The basic pasta recipe goes like this:
100g dry ingredients (OO flour/semolina) to 1 egg (this also is handily the quantity for a 1 person serving). The semolina can be added to make up to half of the dry ingredients, or removed altogether for a more delicate pasta. As we were serving ours with a hearty pigeon ragù we went for a 50:50 mix to create a rustic style pasta.
Next, the fun part: It is obligatory to pour your dry ingredients onto a marble or wooden slab, make a well in the centre, crack the egg into it and then slowly bring the whole thing together using your fingers. (Okay, you can use a bowl or even a food processor if you must but Gianluca will not be happy!).
Once your ingredients come together to form a dough it’s time for your pre-dinner workout as you now need to knead your pasta baby for a full 10 minutes (no cheating!).
Then you can wrap your dough in clingfilm and leave it to rest for half an hour while you debate which shape to make. We’re told that the general rule is that a thicker shape is used for a heavier sauce – so papadelle would suit a heavy meat ragù, whilst a vermicelli would be perfect with a delicate, creamy sauce. Before cutting the pasta you need to roll it out (either through a pasta maker or using a rolling pin) so that you can almost see your hand through it. Then cut it to your style and sprinkle with more flour to stop the spaghetti sticking back together.
We made spaghetti “alla chitarra” to go with our pigeon ragù. This traditional method involves pressing sheets of pasta through a ‘guitar’ to create strips of pasta which are wider than the normal spaghetti (almost tagliatelle).
See, Easy! Cook the pasta for 3 minutes in boiling water until “al-dente” and serve with your delicious sauce and great big glugs of olive oil.
The main dishes of the region reflect the fact that Lucca is positioned between the mountains and the sea. Game and meat traditionally hunted in the forests – rabbit, wild boar, guinnea fowl, quail and pigeon – all feature heavily on menus here, along with plenty of sea food.
We made a delicious assortment of desserts throughout the week – coffee semifredo with hazelnut praline, lemon tart with limoncello syrup and spiced chocolate salami to name but a few! However, “Torta di erbe” was something completely new for us. We had spied this green tart in the windows of pastry shops in Lucca and assumed it was a savoury dish – some sort of spinach pie perhaps? In fact, it turns out this is a very traditional desert and a speciality of Lucca. To make an authentic bake you’ll have to do a bit of foraging (or weeding!) as the dish is made using a mixture of wild and cultivated greens. Although it sounds an odd combination, the leaves take on the flavour of the spices, marsala and other goodies – plus I’m sure this has got to count as one of your 5 a day!
Torta di Erbe
For the pastry:
500g plain flour
200g caster sugar
20g olive oil
1tsp baking powder (Gianluca insists this gives pastry a good crunch!)

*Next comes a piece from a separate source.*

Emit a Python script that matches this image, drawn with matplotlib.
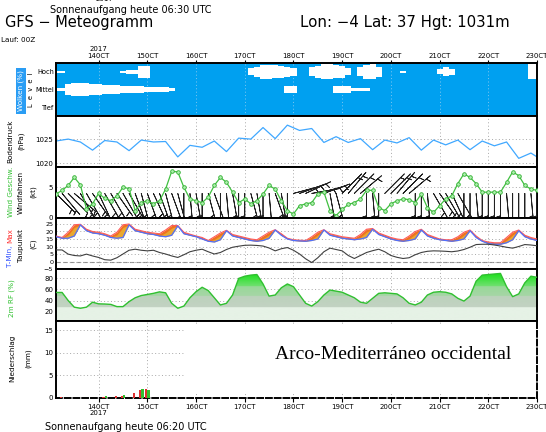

Grated zest 1 lemon and 1 orange
4 egg yolks
For the filling:
1.5kg of a mixture of chard, spinach, dandelion leaves and nettles
400g stale bread
handful each of orange and lemon candied rind
50g grated pecorino cheese
20g chopped parsley
1 tsp grated nutmeg
1 tsp ground black pepper
120g pine nuts (plus a few to decorate)
6 egg whites and 1 whole egg
Marsala wine (to marinate the raisins)
First make the pastry. We did this the old fashioned way on a large marble slab using only our fingers. To do this, just tip the flour and baking powder onto the surface and make a well in the centre. Add the sugar, zests, butter and egg yolks and oil and rub the butter into the sugar and eggs with your fingers until there are no lumps left. Then start to incorporate the flour into the wet ingredients.
The mix should start to form a sticky dough. Use more flour to stop it sticking to the side but as soon as it is all combined well, wrap it in clingfilm and let it rest in the fridge while you make the filling.

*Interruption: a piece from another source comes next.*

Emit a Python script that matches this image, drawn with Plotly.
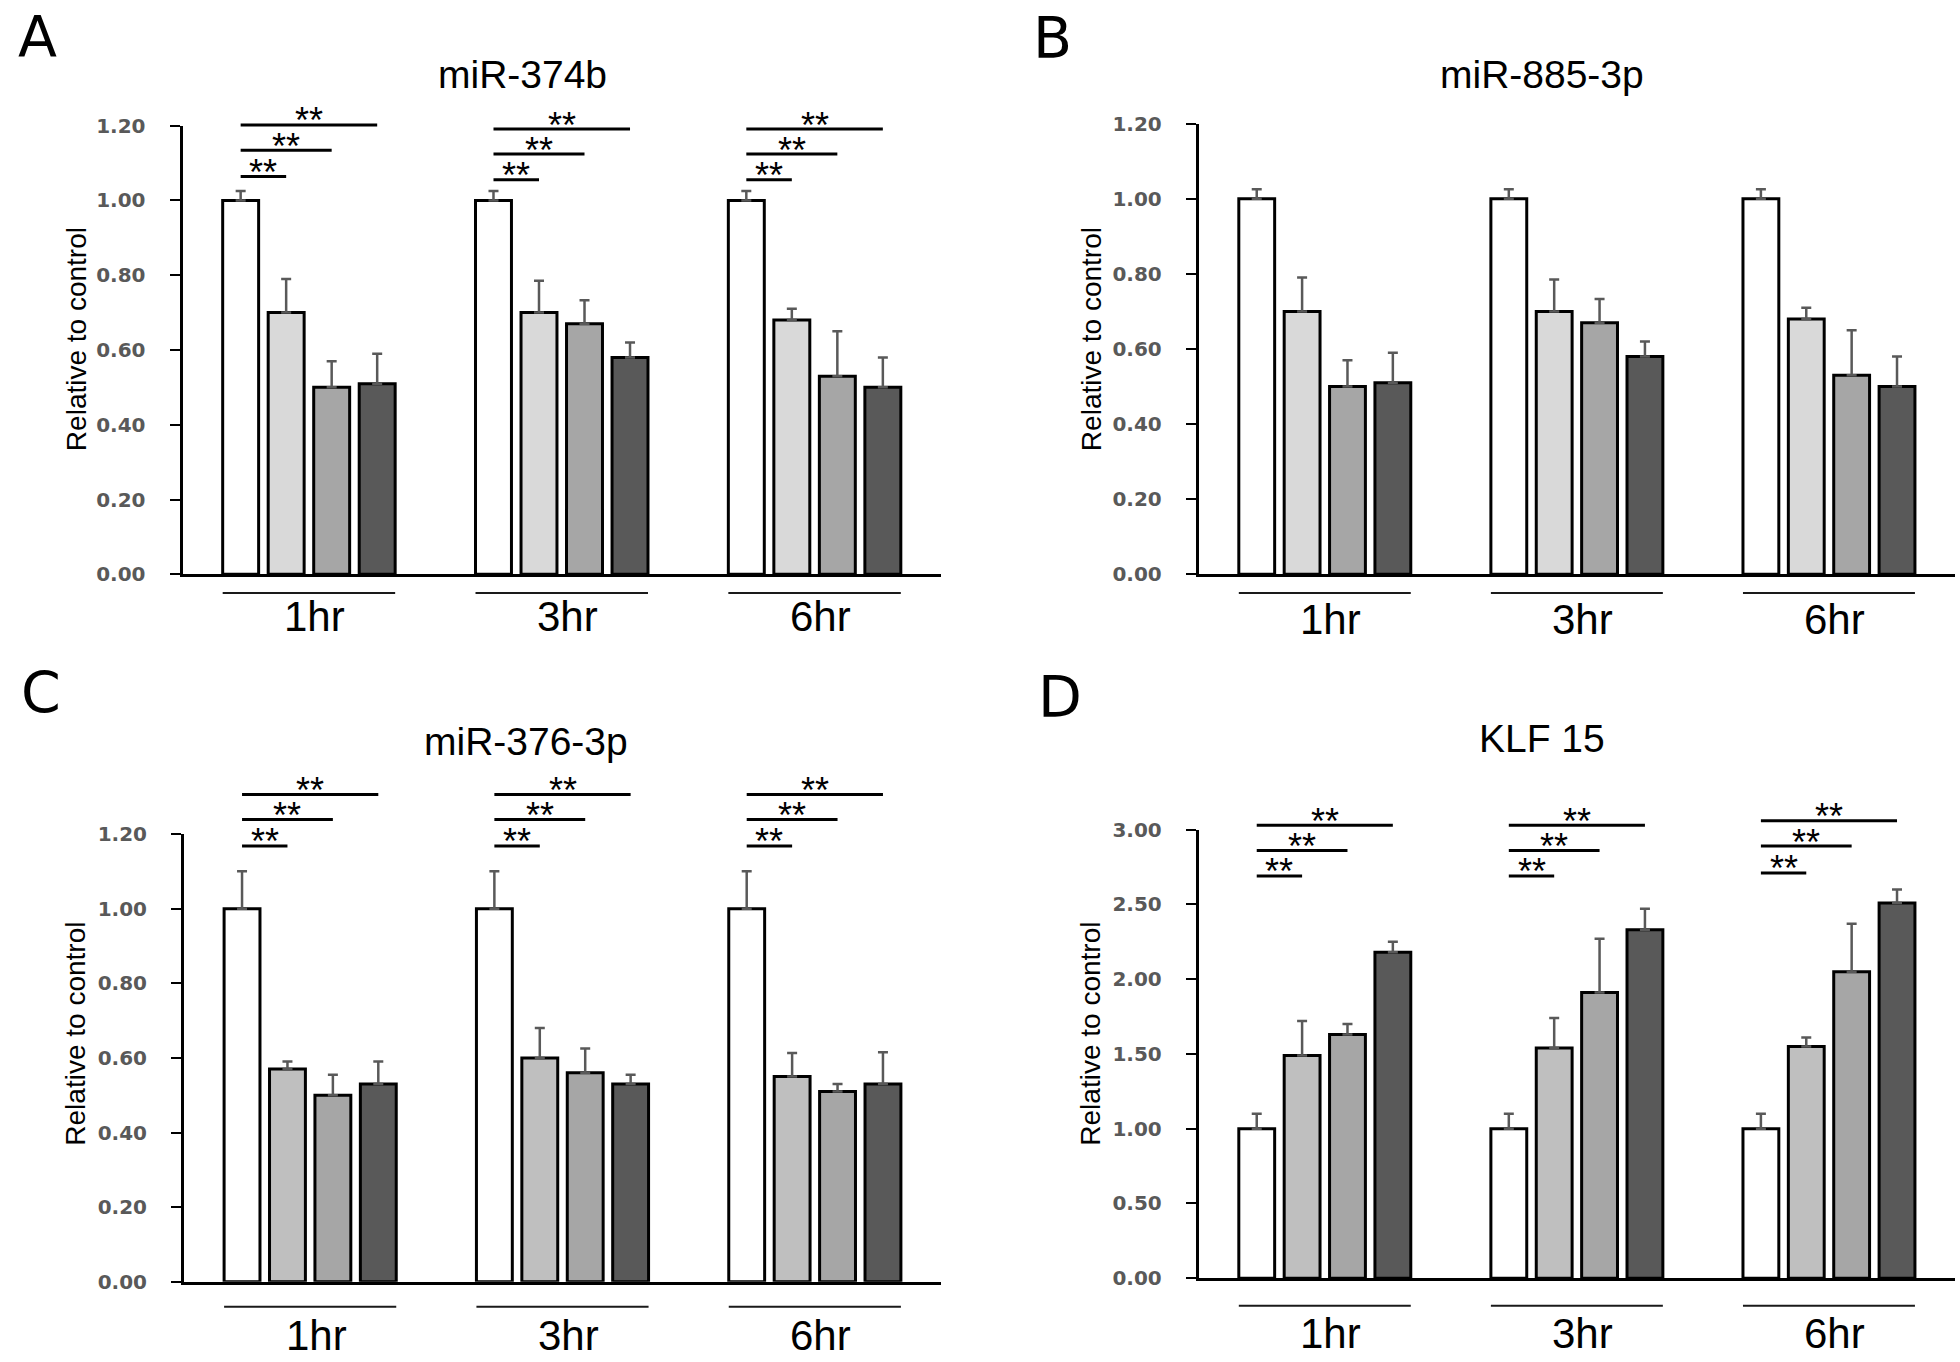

Put the stale bread in some water to soak and put the raisins in the wine to soak.
Wash your greens and then boil these until they have wilted (which won’t take very long). Then you need to squeeze all of the water out of the cooked leaves and and once cool enough to handle, chop the whole lot as finely as you can and put in a large mixing bowl.
Take your bread out of the water, drain away any excess and chop the bread into crumbs and add to the greens. Take the raisins out of the wine and add these to the bowl, along with the rest of the filling ingredients. Mix well and leave covered to rest while you prepare the pastry.
Grease a fluted 20cm tart tin and dust with flour. Take the pastry out of the fridge and roll out to form a circle. Warning: this pastry is very soft to work with, it will help if it’s cold but you need to work quickly! Put the circle in the bottom of your tart tin and roll a long strip to run around the edge of your pastry case. Join this to the base of the tart. It doesn’t matter if the top edge of the pastry looks a little messy at this point. Next, pour the filling into the pastry case (about 2/3 full). Take the remaining pastry above the filling and using a knife, cut and fold this all the way around to form little spikes.
Then roll out some left over pastry into thin strips and lay these on the top of the tart in a diamond pattern. Decorate with the extra pine nuts. Cook for about an hour at 160C. …enjoy with a coffee or glass of desert wine!